TASK: Print the records below exactly, from the line containing "Output the Python" down to the line containing "bg.set_axis_off()", both lines included, and omit every picture.

============================================================

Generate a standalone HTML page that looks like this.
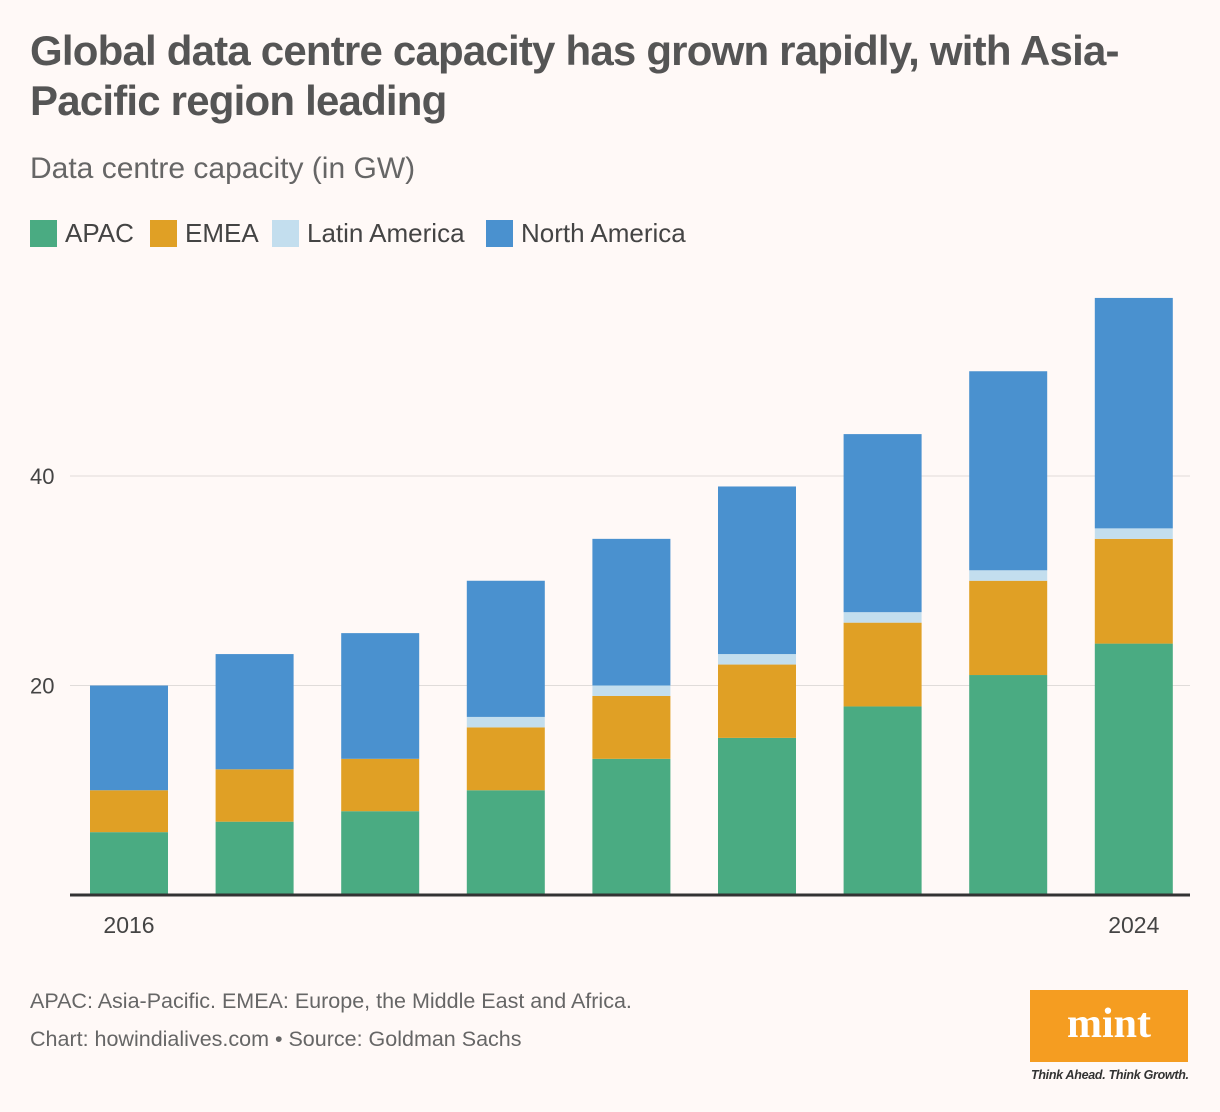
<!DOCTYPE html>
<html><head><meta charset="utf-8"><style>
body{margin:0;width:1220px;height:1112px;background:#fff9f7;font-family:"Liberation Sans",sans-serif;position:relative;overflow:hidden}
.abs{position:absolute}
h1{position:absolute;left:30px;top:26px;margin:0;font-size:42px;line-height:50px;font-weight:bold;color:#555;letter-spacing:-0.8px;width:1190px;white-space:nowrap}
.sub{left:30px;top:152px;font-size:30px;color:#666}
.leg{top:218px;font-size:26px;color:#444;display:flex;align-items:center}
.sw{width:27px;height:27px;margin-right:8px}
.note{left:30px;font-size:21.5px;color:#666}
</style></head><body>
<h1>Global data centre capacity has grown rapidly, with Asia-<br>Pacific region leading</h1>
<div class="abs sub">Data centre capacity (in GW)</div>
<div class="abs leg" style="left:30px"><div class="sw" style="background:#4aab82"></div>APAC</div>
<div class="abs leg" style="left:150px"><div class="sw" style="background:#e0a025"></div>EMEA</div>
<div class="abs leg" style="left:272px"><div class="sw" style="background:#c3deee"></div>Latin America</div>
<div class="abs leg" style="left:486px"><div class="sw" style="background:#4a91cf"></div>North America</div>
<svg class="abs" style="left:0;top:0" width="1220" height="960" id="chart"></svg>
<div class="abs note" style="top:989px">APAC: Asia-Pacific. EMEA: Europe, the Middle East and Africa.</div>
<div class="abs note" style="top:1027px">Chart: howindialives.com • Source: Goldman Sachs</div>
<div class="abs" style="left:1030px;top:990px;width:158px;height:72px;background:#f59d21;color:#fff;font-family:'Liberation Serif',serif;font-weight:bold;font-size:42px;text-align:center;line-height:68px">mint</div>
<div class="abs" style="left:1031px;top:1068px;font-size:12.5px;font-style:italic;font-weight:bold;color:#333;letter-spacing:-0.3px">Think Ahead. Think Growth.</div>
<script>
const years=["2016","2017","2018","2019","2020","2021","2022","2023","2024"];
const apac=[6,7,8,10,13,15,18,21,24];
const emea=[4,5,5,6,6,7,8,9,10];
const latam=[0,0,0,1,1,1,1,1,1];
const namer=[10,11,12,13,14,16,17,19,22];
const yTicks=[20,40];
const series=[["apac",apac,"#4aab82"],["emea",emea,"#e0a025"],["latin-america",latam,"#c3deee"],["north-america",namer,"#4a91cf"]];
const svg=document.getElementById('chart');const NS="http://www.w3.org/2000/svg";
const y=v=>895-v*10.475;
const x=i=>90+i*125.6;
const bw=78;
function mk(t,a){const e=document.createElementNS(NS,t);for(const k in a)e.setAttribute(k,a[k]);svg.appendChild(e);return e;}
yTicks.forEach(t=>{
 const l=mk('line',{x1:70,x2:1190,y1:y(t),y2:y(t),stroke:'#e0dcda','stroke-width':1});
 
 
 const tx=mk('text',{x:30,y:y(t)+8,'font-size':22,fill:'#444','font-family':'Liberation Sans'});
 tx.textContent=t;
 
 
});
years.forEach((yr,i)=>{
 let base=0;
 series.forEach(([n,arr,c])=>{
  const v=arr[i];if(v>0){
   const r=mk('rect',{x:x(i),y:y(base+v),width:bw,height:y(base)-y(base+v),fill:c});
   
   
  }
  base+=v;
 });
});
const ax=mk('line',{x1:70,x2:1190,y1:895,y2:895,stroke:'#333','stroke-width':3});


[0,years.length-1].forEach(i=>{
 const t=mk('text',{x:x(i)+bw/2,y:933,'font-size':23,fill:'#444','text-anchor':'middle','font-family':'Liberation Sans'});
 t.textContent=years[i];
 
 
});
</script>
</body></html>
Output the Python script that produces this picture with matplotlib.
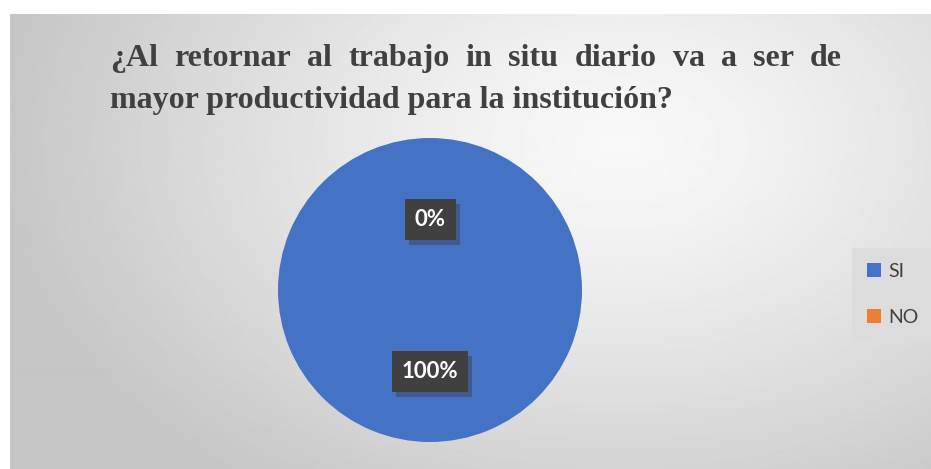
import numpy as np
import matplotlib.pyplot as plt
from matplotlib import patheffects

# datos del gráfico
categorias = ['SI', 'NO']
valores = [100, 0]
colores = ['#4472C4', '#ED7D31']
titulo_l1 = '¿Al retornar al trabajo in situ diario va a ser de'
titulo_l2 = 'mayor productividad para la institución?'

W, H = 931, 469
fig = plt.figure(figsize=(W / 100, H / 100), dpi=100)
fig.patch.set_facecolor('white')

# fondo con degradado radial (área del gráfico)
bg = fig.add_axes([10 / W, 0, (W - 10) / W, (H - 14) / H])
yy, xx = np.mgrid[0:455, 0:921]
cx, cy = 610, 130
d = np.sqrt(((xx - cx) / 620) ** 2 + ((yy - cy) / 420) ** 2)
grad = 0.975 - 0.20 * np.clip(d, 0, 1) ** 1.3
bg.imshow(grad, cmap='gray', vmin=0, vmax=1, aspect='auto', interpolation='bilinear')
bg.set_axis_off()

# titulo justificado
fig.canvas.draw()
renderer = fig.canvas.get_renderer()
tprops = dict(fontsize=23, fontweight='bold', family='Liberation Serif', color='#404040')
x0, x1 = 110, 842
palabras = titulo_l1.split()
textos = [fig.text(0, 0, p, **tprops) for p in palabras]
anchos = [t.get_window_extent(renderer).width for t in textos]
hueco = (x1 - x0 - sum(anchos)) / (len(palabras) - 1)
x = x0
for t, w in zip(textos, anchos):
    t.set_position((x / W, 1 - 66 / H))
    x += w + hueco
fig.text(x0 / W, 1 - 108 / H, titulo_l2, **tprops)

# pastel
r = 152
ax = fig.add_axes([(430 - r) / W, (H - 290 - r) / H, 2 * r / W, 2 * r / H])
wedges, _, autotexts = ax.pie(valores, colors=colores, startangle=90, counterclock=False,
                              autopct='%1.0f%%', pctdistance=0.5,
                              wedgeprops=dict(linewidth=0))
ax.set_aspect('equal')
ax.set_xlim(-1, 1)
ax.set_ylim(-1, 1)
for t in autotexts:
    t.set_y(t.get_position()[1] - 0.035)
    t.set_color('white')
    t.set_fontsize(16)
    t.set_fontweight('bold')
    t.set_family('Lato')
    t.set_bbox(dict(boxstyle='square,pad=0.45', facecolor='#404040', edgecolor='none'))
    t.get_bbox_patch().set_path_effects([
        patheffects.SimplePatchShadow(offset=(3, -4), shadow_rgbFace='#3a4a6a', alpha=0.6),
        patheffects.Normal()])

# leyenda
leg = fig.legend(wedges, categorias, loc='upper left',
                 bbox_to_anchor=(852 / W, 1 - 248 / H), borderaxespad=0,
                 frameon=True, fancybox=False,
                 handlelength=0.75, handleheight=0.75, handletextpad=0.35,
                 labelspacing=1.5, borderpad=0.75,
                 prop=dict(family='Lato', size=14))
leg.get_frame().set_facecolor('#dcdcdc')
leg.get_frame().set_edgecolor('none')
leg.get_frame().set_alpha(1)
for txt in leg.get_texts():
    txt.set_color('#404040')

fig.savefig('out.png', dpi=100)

============================================================

ANSWER TO THIS TASK:
Output the Python script that produces this picture with matplotlib.
import numpy as np
import matplotlib.pyplot as plt
from matplotlib import patheffects

# datos del gráfico
categorias = ['SI', 'NO']
valores = [100, 0]
colores = ['#4472C4', '#ED7D31']
titulo_l1 = '¿Al retornar al trabajo in situ diario va a ser de'
titulo_l2 = 'mayor productividad para la institución?'

W, H = 931, 469
fig = plt.figure(figsize=(W / 100, H / 100), dpi=100)
fig.patch.set_facecolor('white')

# fondo con degradado radial (área del gráfico)
bg = fig.add_axes([10 / W, 0, (W - 10) / W, (H - 14) / H])
yy, xx = np.mgrid[0:455, 0:921]
cx, cy = 610, 130
d = np.sqrt(((xx - cx) / 620) ** 2 + ((yy - cy) / 420) ** 2)
grad = 0.975 - 0.20 * np.clip(d, 0, 1) ** 1.3
bg.imshow(grad, cmap='gray', vmin=0, vmax=1, aspect='auto', interpolation='bilinear')
bg.set_axis_off()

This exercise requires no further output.